Después de la mengua económica de los años noventa, que colocó en cero la producción del cine nacional en varios años, luego de la crisis de valores posterior a la caída del socialismo real en Europa, parecía cumplirse la maldición de Cabrera Infante sobre la imposibilidad de llevar al cine a Martí, más allá de lo didáctico y político. Entonces, llegó José Martí, el ojo del canario (2010), el tercer intento de Fernando Pérez en el cine histórico (luego de Clandestinos y Hello Hemingway) y el único de sus filmes que se aproxima a la variante biográfica de un personaje real, aunque se aparte del didactismo reinante en este género.

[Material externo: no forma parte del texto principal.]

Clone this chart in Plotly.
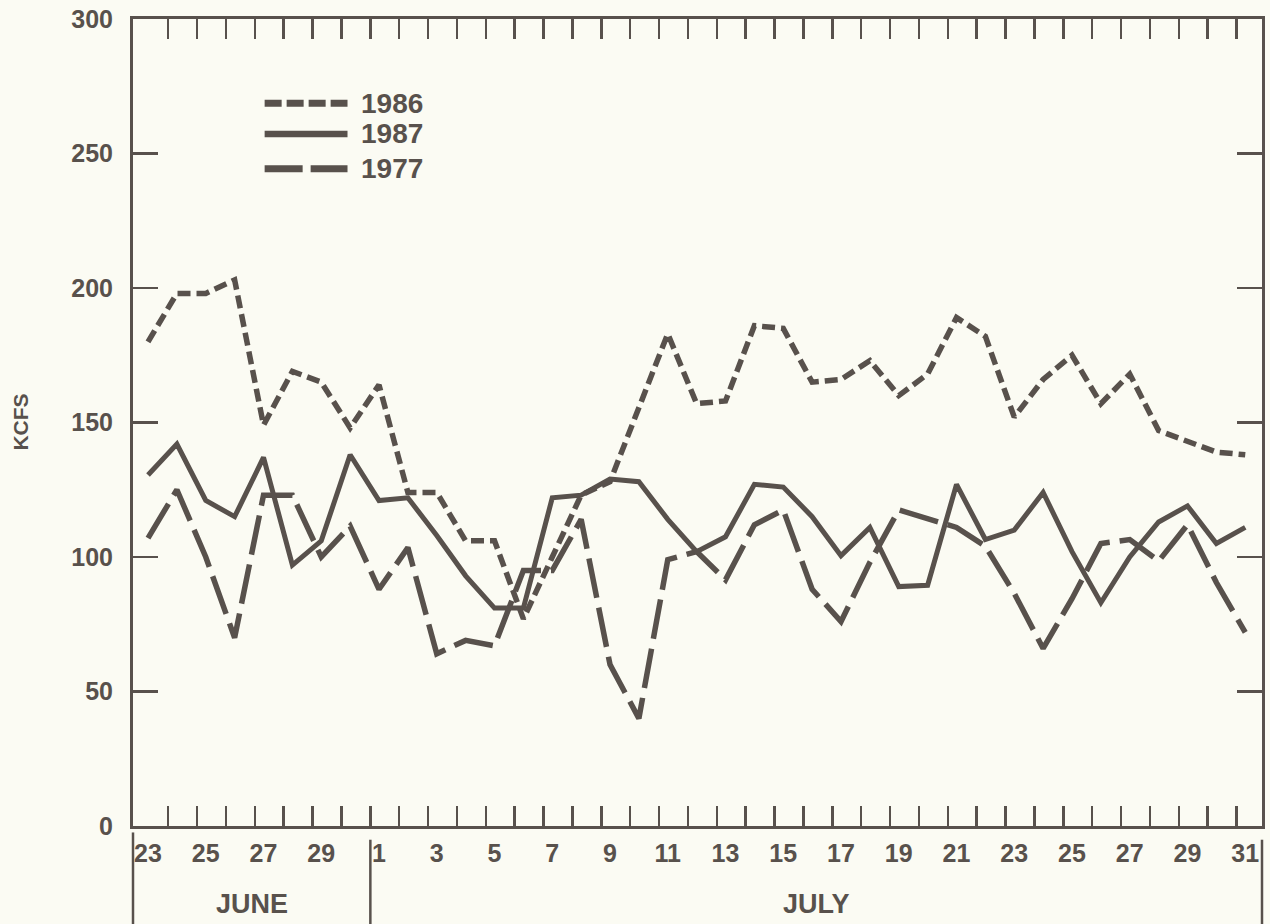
import plotly.graph_objects as go

# ---- data -------------------------------------------------------------
june_days = list(range(23, 31))
july_days = list(range(1, 32))
day_labels = [str(d) for d in june_days + july_days]

kcfs_1986 = [180, 198, 198, 203, 149, 169, 165, 148, 164, 124, 124, 106, 106, 77,
             100, 123, 128, 156, 183, 157, 158, 186, 185, 165, 166, 173, 160, 168,
             189, 182, 152, 166, 175, 157, 168, 147, 143, 139, 138]
kcfs_1987 = [130.5, 142, 121, 115, 137, 97, 106, 138, 121, 122, 108, 93, 81, 81,
             122, 123, 129, 128, 114, 102, 107.5, 127, 126, 115, 100.5, 111, 89, 89.5,
             127, 106.5, 110, 124, 102, 83, 100, 113, 119, 105, 111]
kcfs_1977 = [107, 125, 100, 70, 123, 123, 100, 111.5, 88, 103.5, 64, 69, 67, 95,
             95, 114, 60, 40, 99, 102, 91.5, 112, 117.5, 88, 76, 98, 117.5, 114.5,
             111, 104, 86.5, 66, 84.5, 105, 106.5, 98.5, 112, 90.5, 72]
series_names = ["1986", "1987", "1977"]
y_ticks = [0, 50, 100, 150, 200, 250, 300]
month_names = ["JUNE", "JULY"]

# ---- style ------------------------------------------------------------
INK = "#58514c"
BG = "#fbfbf3"
FONT = "Liberation Sans, Arial, Helvetica, sans-serif"
dash_styles = {"1986": "13px,6px", "1987": "solid", "1977": "40px,10px"}
legend_dash = {"1986": "17px,5px", "1987": "solid", "1977": "38px,8px"}
widths = {"1986": 5.5, "1987": 5, "1977": 5.5}

x = list(range(len(day_labels)))
x_range = [-0.52, 38.58]
tick_off = 0.7  # day-boundary tick offset
boundary_ticks = [i + tick_off for i in range(len(day_labels) - 1)]
month_split = len(june_days) - 1 + tick_off

fig = go.Figure()
data = {"1986": kcfs_1986, "1987": kcfs_1987, "1977": kcfs_1977}
for name in series_names:
    fig.add_trace(go.Scatter(
        x=x, y=data[name], mode="lines", name=name,
        xaxis="x2" if name == "1987" else "x",
        line=dict(color=INK, width=widths[name], dash=dash_styles[name]),
        showlegend=False, hoverinfo="skip"))

fig.update_layout(
    width=1270, height=924,
    margin=dict(l=133, r=5, t=12, b=98),
    paper_bgcolor=BG, plot_bgcolor=BG,
    font=dict(family=FONT, color=INK, size=24, weight="bold"),
    xaxis=dict(range=x_range, tickvals=boundary_ticks, ticks="inside", ticklen=20,
               tickwidth=2.5, tickcolor=INK, showticklabels=False, showline=True,
               linewidth=3, linecolor=INK, mirror="ticks", showgrid=False, zeroline=False),
    xaxis2=dict(range=x_range, overlaying="x", matches="x", side="bottom",
                tickvals=x[::2], ticktext=day_labels[::2], ticks="",
                showline=False, showgrid=False, zeroline=False,
                ticklabelstandoff=10, ticklabeloverflow="allow",
                tickfont=dict(family=FONT, size=25, color=INK, weight="bold")),
    yaxis=dict(range=[0, 300], tickvals=y_ticks, ticks="inside", ticklen=25,
               tickwidth=2.5, tickcolor=INK, showline=True, linewidth=3,
               linecolor=INK, mirror="ticks", showgrid=False, zeroline=False,
               ticklabelstandoff=12, ticklabeloverflow="allow",
               tickfont=dict(family=FONT, size=25, color=INK, weight="bold")),
)

# axis title
fig.add_annotation(text="KCFS", xref="paper", yref="paper", x=-0.1, y=0.5,
                   xanchor="center", yanchor="middle",
                   textangle=-90, showarrow=False,
                   font=dict(family=FONT, size=21, color=INK, weight="bold"))

# month separators and labels below the axis
for xv, xr, y0 in [(0, "paper", -0.008), (month_split, "x", -0.017), (1, "paper", -0.017)]:
    fig.add_shape(type="line", xref=xr, yref="paper", x0=xv, x1=xv, y0=y0, y1=-0.13,
                  line=dict(color=INK, width=2.5))
month_centers = [(x_range[0] + month_split) / 2, (month_split + x_range[1]) / 2]
for name, cx in zip(month_names, month_centers):
    fig.add_annotation(text=name, xref="x", yref="paper", x=cx, y=-0.097,
                       xanchor="center", yanchor="middle", showarrow=False,
                       font=dict(family=FONT, size=27, color=INK, weight="bold"))

# manual legend
leg_y = [0.8956, 0.8575, 0.8145]
for name, ly in zip(series_names, leg_y):
    fig.add_shape(type="line", xref="paper", yref="paper", x0=0.1166, x1=0.19,
                  y0=ly, y1=ly,
                  line=dict(color=INK, width=widths[name] + 1.5, dash=legend_dash[name]))
    fig.add_annotation(text=name, xref="paper", yref="paper", x=0.2005, y=ly,
                       xanchor="left", yanchor="middle", showarrow=False,
                       font=dict(family=FONT, size=28, color=INK, weight="bold"))

fig.write_html("out.html",
               config={"displayModeBar": False, "staticPlot": True},
               post_script="document.body.style.margin='0';"
                           "document.body.style.background='#fbfbf3';")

El guion, escrito por el propio director, intenta revalidar, a la manera de la mayor parte de los filmes históricos, las acciones que marcaron la vida de un hombre destinado a construir, en líneas generales, el imaginario de una nación. Solo que el futuro héroe es visto desde la niñez y la adolescencia y, por ello, se muestra a un muchacho parecido a sus contemporáneos, pero inmerso en un proceso de constante observación y aprendizaje, de crecimiento moral, intelectual y espiritual. Sin embargo, el guion insiste en sus miedos y debilidades y se describe un niño inerme, victimizado por el abuso y el despotismo. Más tarde se despliega el conflicto entre los deseos de expansión del joven intelectual y un hogar amoroso, pero represivo, con el cual entrará en contradicción el protagonista; quien adquiere su dimensión heroica, trágica, hacia el final del filme, cuando se enfrenta a sus padres y se queda solo defendiendo la libertad y la dignidad de la nación.
Por el ciento cincuenta aniversario del natalicio de Martí Ernesto Padrón realiza la serie de cortometrajes animados Conociendo a Martí, que consta de capítulos como “Memorias del Hanábana”, “Hermanas” y “El Presidio”; que se acercan, al igual que Fernando Pérez, a la infancia y adolescencia del héroe. Los cortos mencionados precedieron al celebrado largometraje Meñique (2014), el primero realizado en animación 3D en Cuba y que se basa en el cuento “Pulgarcito”, adaptado y traducido por Martí para La Edad de Oro. Padrón dirigió, escribió, fotografió e hizo la dirección de arte (junto con Tulio Raggi y Alejandro Rodríguez) y, además, se ocupó de que el ideario martiano se trasmitiera a los más jóvenes espectadores mediante códigos muy contemporáneos del cine de acción y aventuras: a través de la historia de un joven campesino que describe un complicado itinerario de pequeñas y grandes hazañas, sin perder jamás el talante generoso y solidario.
Poco después, en 2016, la Muestra Joven del Icaic consagró como Mejor Documental, Edición y Diseño de banda sonora a Héroe de culto, de Ernesto Sánchez; una crítica sutil, responsable, a la mercantilización y consiguiente vulgaridad del culto al prócer a partir de la producción en serie de bustos y estatuas y su posterior maltrato o abandono. Combinación de documental de corte aparentemente observacional, con un profundo sentido crítico y simbólico, Héroe de culto corrobora el triste destino de los centenares de bustos de plástico y se pregunta, de forma indirecta, si es ese el modo idóneo para secularizar el legado y el pensamiento de quien escribiera que los héroes son patrimonio de todas las edades, tal y como se ha demostrado en este sucinto recorrido por las principales variaciones martianas del cine cubano de antes y de ahora.